The latest volume of the Victoria County History (VCH) has been published. Entitled, Queen Camel and the Cadburys, this is the 11th volume of the Victoria County History of Somerset and is edited by Mary Siraut. The volume promises a comprehensive account of the ten parishes comprising the southern half of the Catsash hundred, an area rich in its archaeology and history.

This volume draws together the latest research on the history, archaeology, buildings and landscape of ten parishes in an area either side of the A303 in south Somerset. It is the story of the communities, their institutions and buildings and of individuals like the wealthy medieval carpenter who became a crown tenant, the Catholic Keynes family who struggled to keep their faith and estates in the face of huge fines from the late 16th century or the eccentric Revd Henry Bennett, a real-life Dr Vesey Stanhope.

The area is rich in archaeology, notably Cadbury Castle in South Cadbury, an Iron-Age hill fort on a site in use from the Bronze Age and in the late Anglo-Saxon period. The whole area around the hill was extensively settled in prehistory and produced such treasures as a Bronze-Age shield. Substantial traces of abandoned homesteads from different periods are visible at Sparkford, Weston Bampfylde, Sutton Montis and Maperton.

The area has many buildings that are worth turning aside to see including the large medieval churches at Queen Camel and North Cadbury, the former with many grotesque carvings and the latter with probably the best set of early 16th-century benchends in the county. North Cadbury’s medieval manor house has an impressive Elizabethan north front added for Sir Francis Hastings. Some of Queen Camel’s houses conceal medieval work despite a fire that destroyed much of the north of the village in 1639. After the fire several fine houses were built in local blue lias but by the late 19th century subdivision, overcrowding and bad sewers caused outbreaks of diphtheria. At Compton Pauncefoot Compton Castle is a fantasy house created in 1821 with a contemporary landscape containing large grottos, ponds and falls along the stream. Sparkford is best known as the home of Haynes Motor Museum and its former milk factory was the birthplace of the Haynes manual.

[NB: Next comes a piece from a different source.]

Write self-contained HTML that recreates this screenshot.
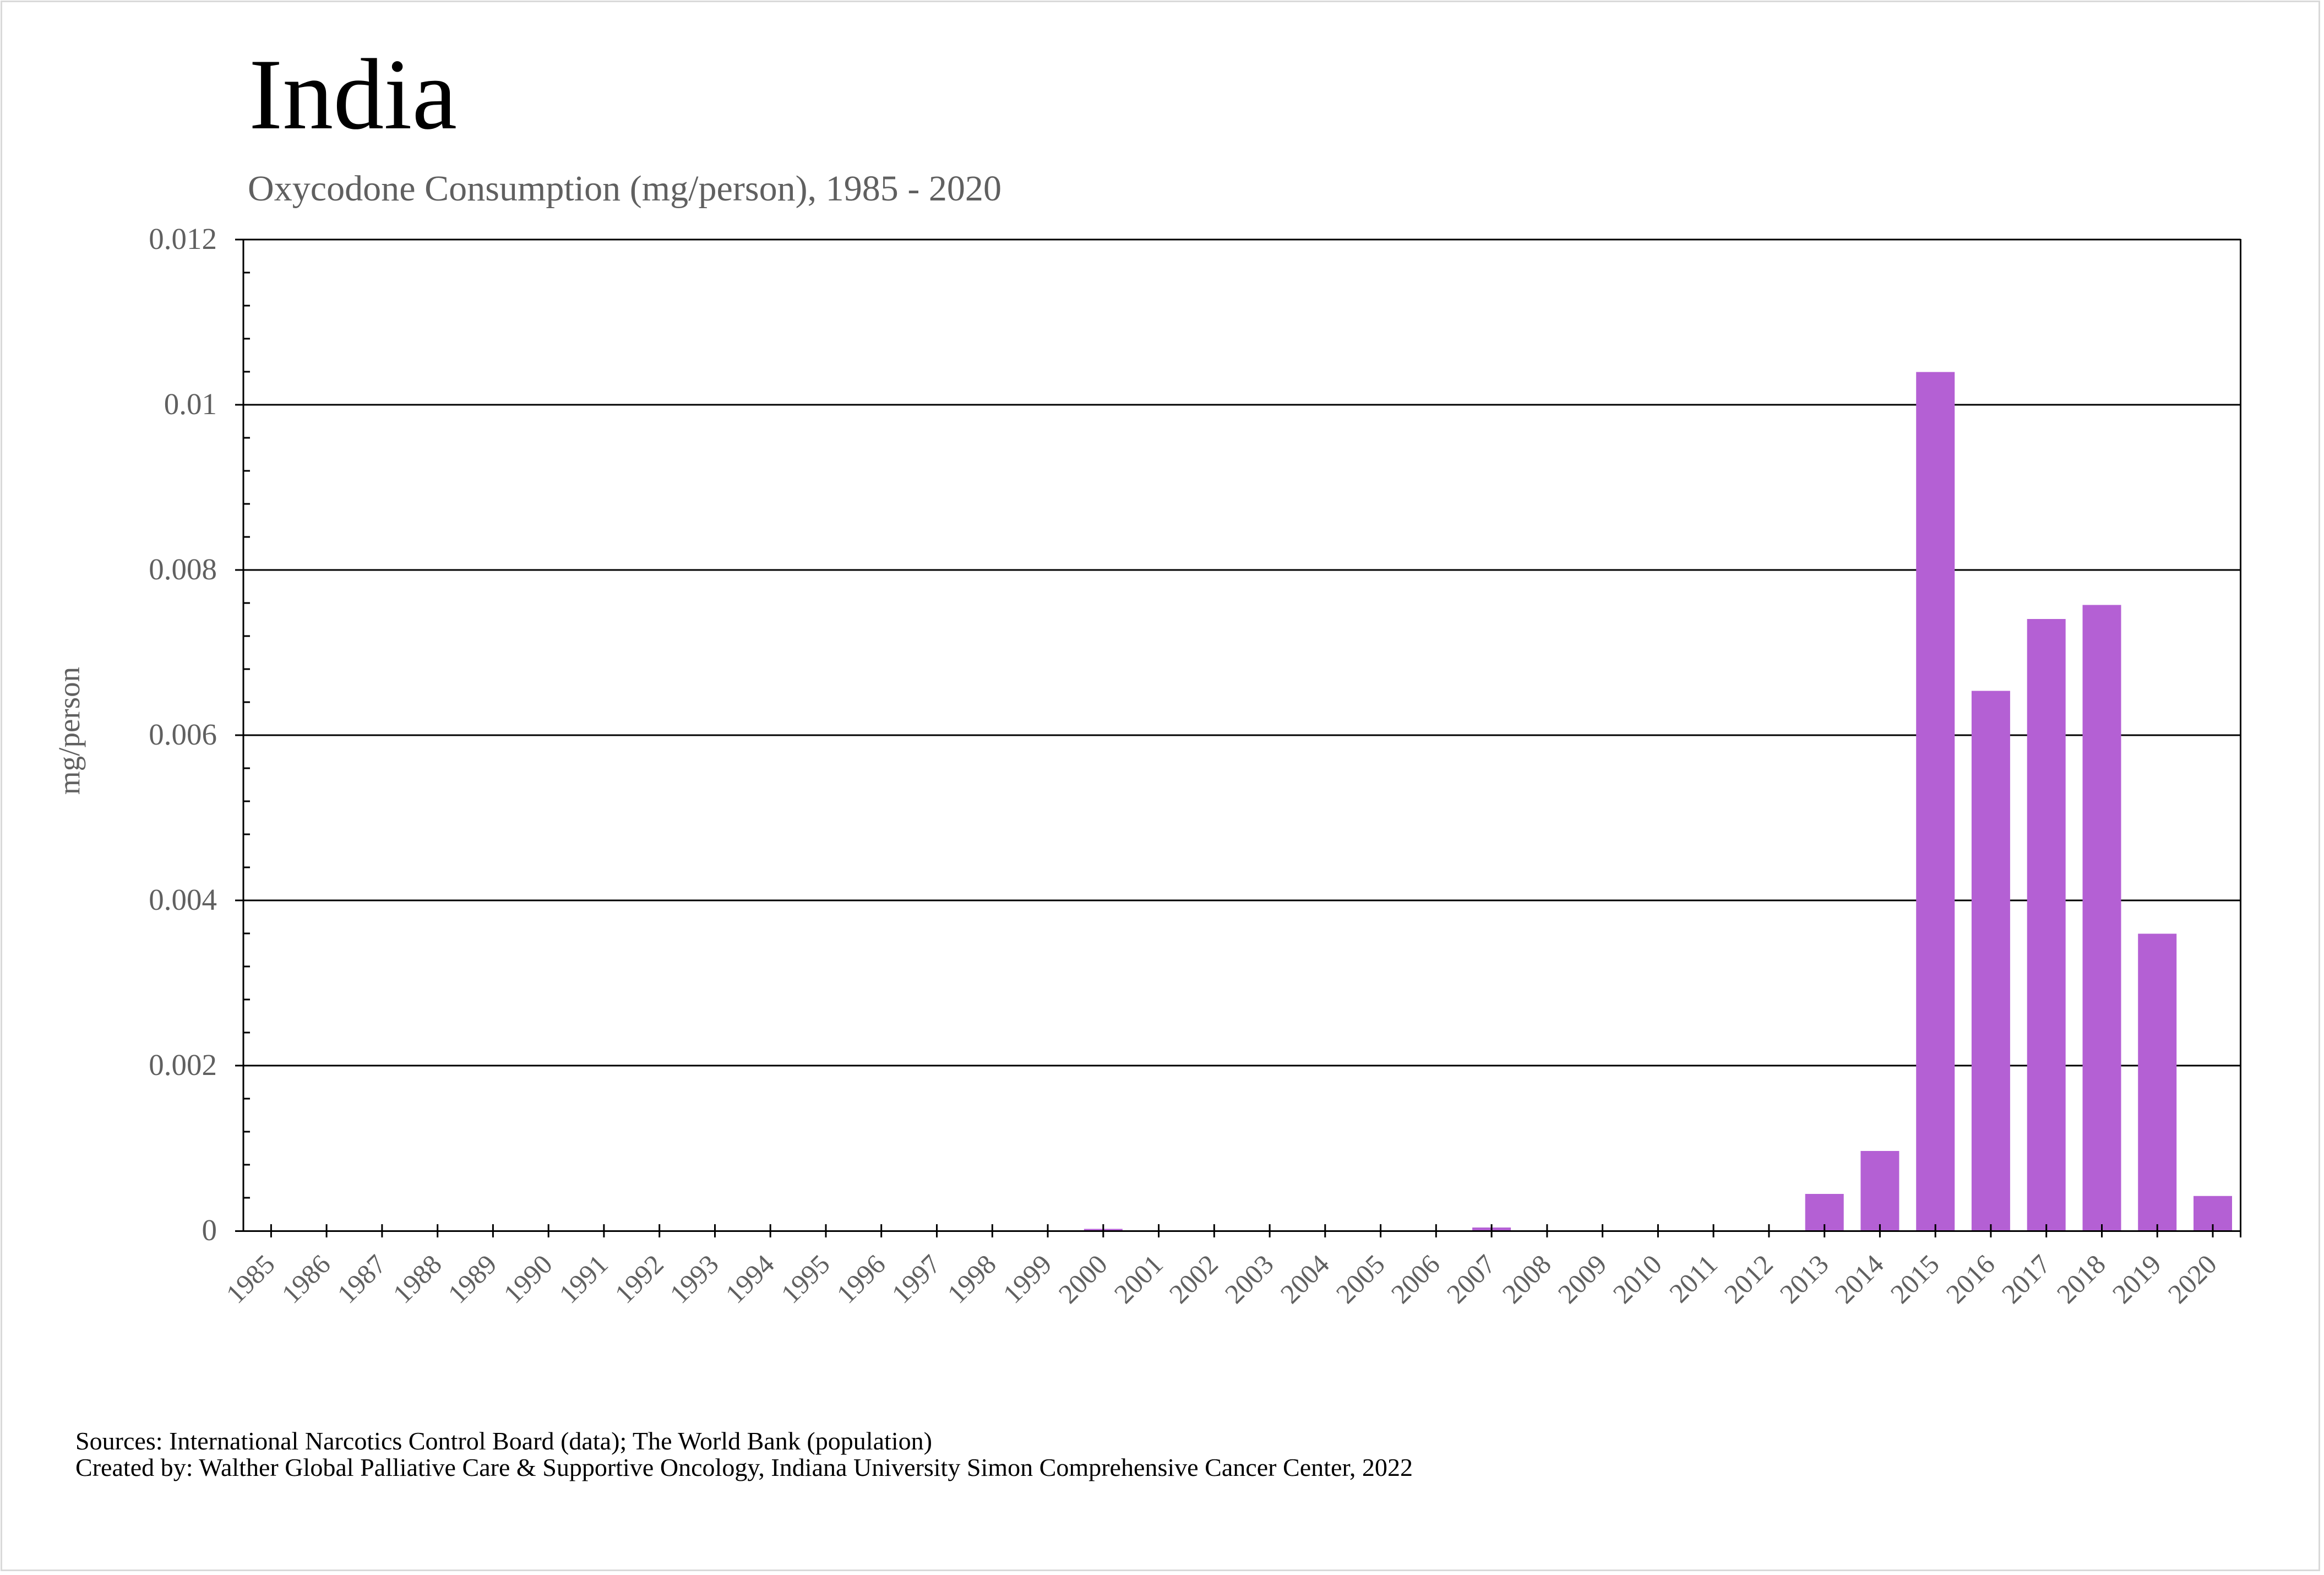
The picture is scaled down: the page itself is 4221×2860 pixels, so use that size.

It is an area always well-connected with the wider world with an ancient and important highway to London, and later two railways. Local men served at Trafalgar and a Sutton Montis man was third officer on RMS Titanic. So many men volunteered in 1914 that only two men of military age were said to have been left in Queen Camel village. Everywhere there were casualties: two men from the tiny parish of Sutton Montis were killed and a third of the 15 men from South Cadbury who served were lost. Today, although many residents commute to work, there is a wide variety of successful and unusual businesses.

The book opens up a wealth of information, resources and ideas for further study. It completes research on the Catsash hundred area of South Somerset which began with the volume on Castle Cary published in 2010. Future volumes will look at west Somerset and the Taunton area and draft histories can be found on the Somerset section of the Victoria County History website. More resources are available at VCH Explore including material for topics covered in this and other volumes.

Mary Siraut, county editor of Victoria County History, Somerset, is a historian and archivist and has worked on the Victoria History of Somerset since 1978 as assistant editor and later as county editor. She has contributed in research and writing to seven published volumes of the history and has produced a further volume awaiting publication and other books on Somerset including an edition of the Trevelyan family letters and abstracts of Somerset wills. She has also been involved in adult education and in the cataloguing of many important archives in Cambridgeshire and Somerset. She has written Exmoor; the Making of an English Upland for the England’s Past for Everyone project, launched on 3 June 2009.